En esa época sus papás se habían separado y la vida se complicó porque Mirna e hijos tuvieron que cambiar de ciudad, de muebles y hasta de amigos.
La desdicha se mudó con ellos a ese su nuevo hogar: al poco tiempo murió la abuela materna y luego, a la fuerte Mirna, de 40 años, le fue diagnosticado cáncer de mama.
La mujer, que para entonces se había retirado de las aulas, siguió su vida. La enfermedad le restó muchos kilos pero no el ánimo. Iba y venía a las quimioterapias que le arrebataron el cabello pero no la vanidad, que siempre tuvo a las pelucas como aliadas.
Al final, Mirna ganó la batalla y, el 28 de junio de 2014, recibió el alta médica. Los senos, símbolo de su feminidad y otrora alimento de su Robertito, resistieron la prolongada embestida de cinco años del cáncer.
Sin embargo, la prueba más grande de su vida llegaría en breve.
Un par de semanas después, el 14 de julio, Roberto desapareció. Testigos narran que el muchacho de 21 años recién cumplidos subió a una camioneta negra frente a la gasolinera en el acceso de la cabecera municipal de El Fuerte, donde se ganaba la vida vendiendo accesorios y discos, por esto le llamaban “El Chacharitas”.
No se sabe más de él.
Ese y los siguientes días, con el afán de encontrar a su hijo, Mirna Nereida Medina Quiñónez tocó todas las puertas posibles, apeló a la solidaridad de funcionarios de gobierno, del propio alcalde Marco Vinicio Galaviz, pero fue en vano.
Horas interminables en la Procuraduría de Justicia pidiendo que la Policía saliera a buscar a su hijo fueron sólo pérdida de tiempo, hasta que un día un policía ministerial le habló claro: “nosotros no buscamos a desaparecidos, los encuentran leñadores, vaqueros, y nos avisan”. La madre quedó helada pero no inmóvil.
Junto a su familia, buscó en todo El Fuerte, ese pueblo donde las personas desaparecen como por arte de magia.
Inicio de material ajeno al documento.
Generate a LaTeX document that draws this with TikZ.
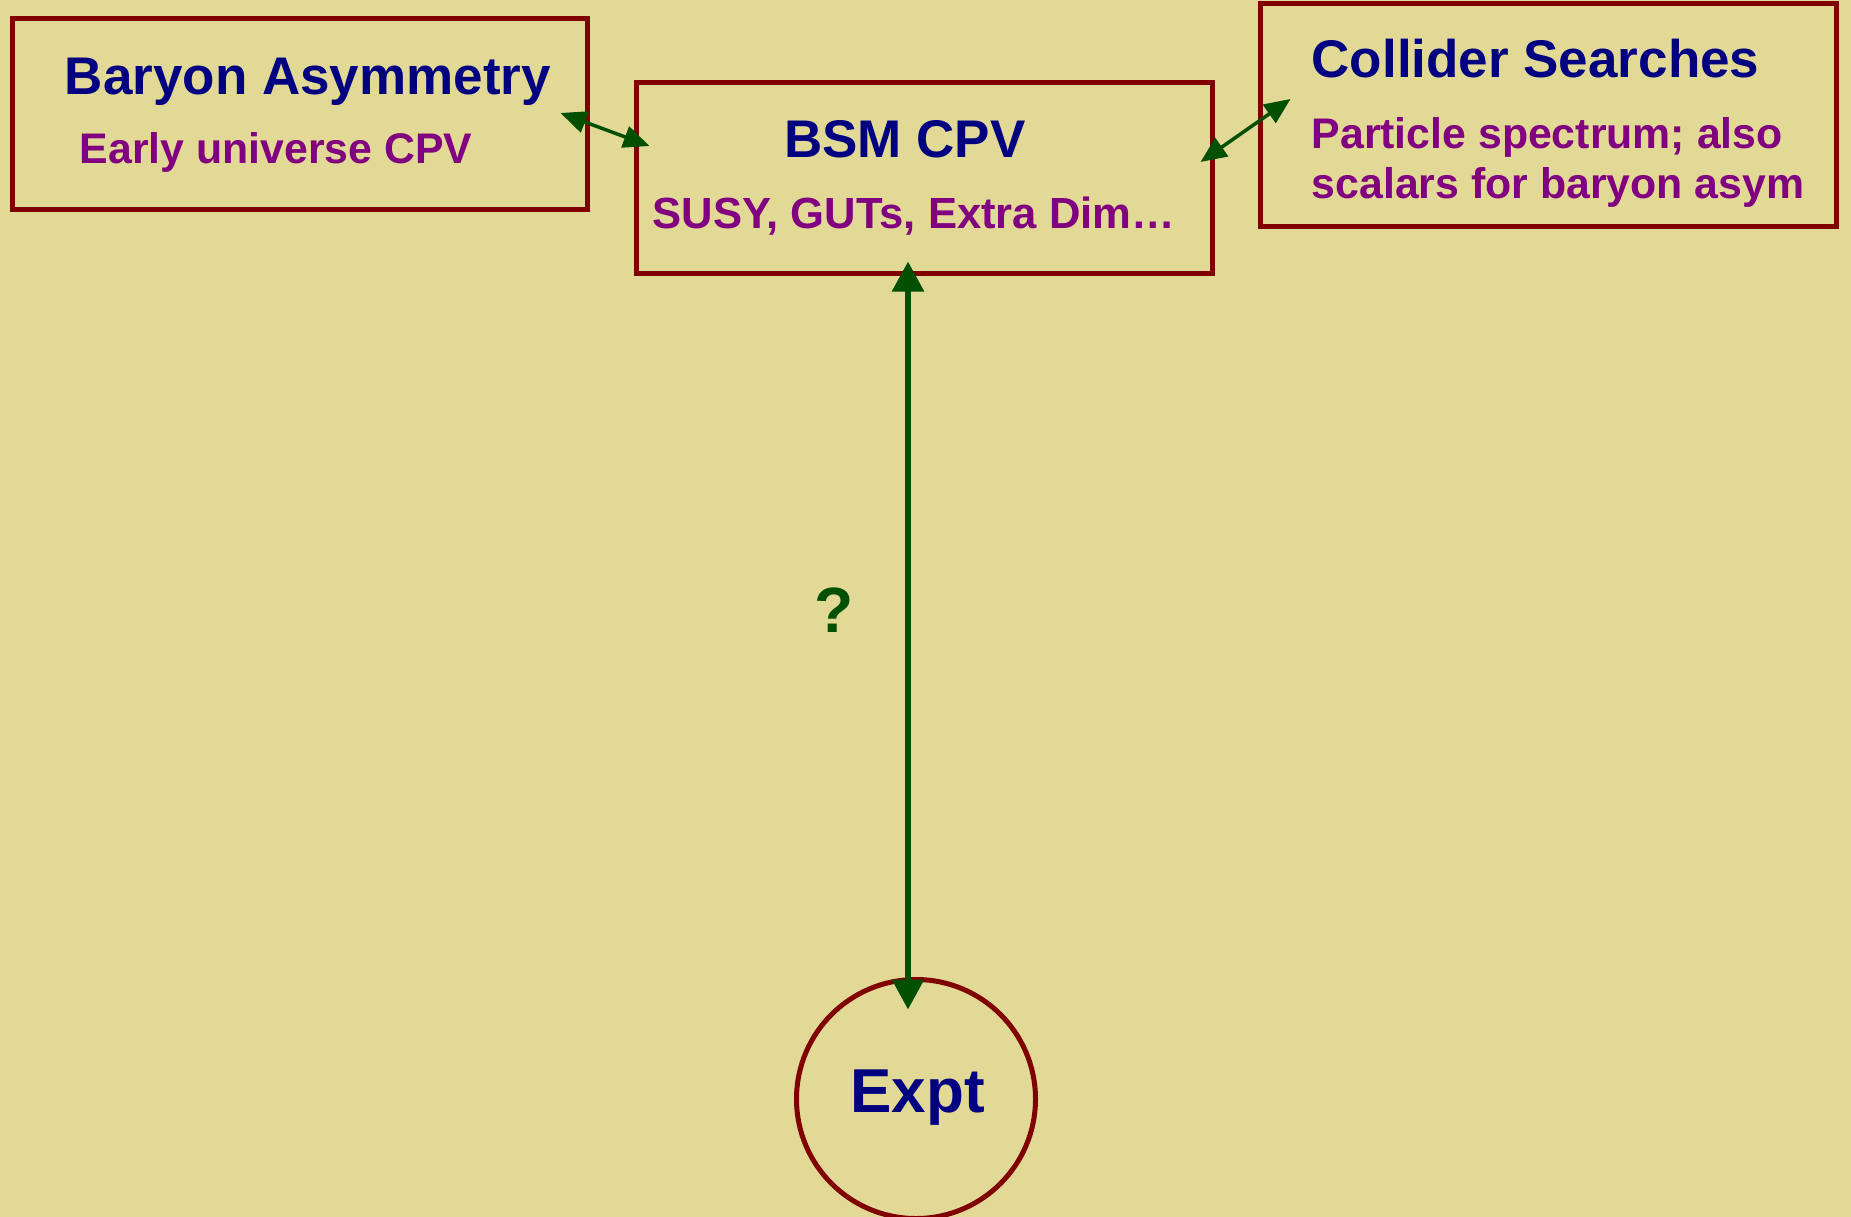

Y ni rastro de Roberto.
En la búsqueda, en el ir y venir a las instituciones judiciales, se encontró a Reyna Serna y a Karla Gómez, madre y hermana, respectivamente, de Alejandro López Serna y Arnoldo Gómez Soto, también desaparecidos en esas fechas.
La impotencia por la indolencia gubernamental y la abrasante pena por el paradero incierto de sus seres queridos unieron a estas tres mujeres. Así, el 12 de septiembre de 2014 fundaron el Grupo de Desaparecidos de El Fuerte, que al mes de abril de 2016 sumaba poco más de 120 integrantes tanto de El Fuerte como de Ahome, Sinaloa municipio, Guasave, Mocorito y Salvador Alvarado.
La mayoría, mujeres; la mayoría, madres que buscan a sus hijos; la mayoría, familias sin recursos económicos que, en su desesperación y angustia, con palas y “güingos” en manos recorren los montes, las faldas de los cerros, las orillas de los canales y las carreteras en los municipios de El Fuerte y Ahome, en busca de lo que los demás llaman osamentas y ellas prefieren llamar “tesoros”.